The Bank of England’s Monetary Policy Committee today voted to reduce the official Bank Rate paid on commercial bank reserves by 0.25 percentage points to 5.25%.

The prospects for output growth abroad have deteriorated and the disruption to global financial markets has continued. In the United Kingdom, credit conditions for households and businesses are tightening. Consumer spending growth appears to have eased. Although the substantial fall in the sterling exchange rate is likely to promote re-balancing of total demand, output growth has moderated to around its historical average rate and business surveys suggest that further slowing is in prospect. These developments pose downside risks to the outlook for inflation.

CPI inflation, at 2.1% in December, was close to the 2% target, but higher energy and food prices are expected to raise inflation, possibly quite sharply, in the coming months. And the lower level of sterling will boost import costs. The impact on inflation should begin to fade later in the year, but measures of inflation expectations are currently elevated. These developments pose upside risks to the outlook for inflation further ahead.

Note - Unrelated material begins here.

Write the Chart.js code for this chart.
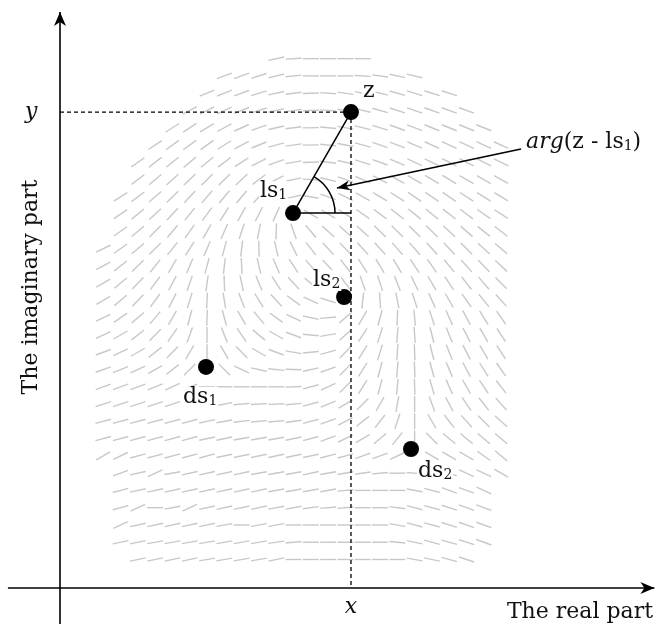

Given this outlook for inflation, some slowing of demand growth, by reducing the pressure on capacity, is likely to be necessary to return inflation to target in the medium term. The Committee needs to balance the risk that a sharp slowing in activity pulls inflation below the target in the medium term against the risk that elevated inflation expectations keep inflation above target.

Against that background, the Committee judged that a reduction in Bank Rate of 0.25 percentage points to 5.25% was necessary to meet the 2% target for CPI inflation in the medium term.

The Committee’s latest inflation and output projections will appear in the Inflation Report to be published on Wednesday 13 February.

The minutes of the meeting will be published at 9.30am on Wednesday 20 February.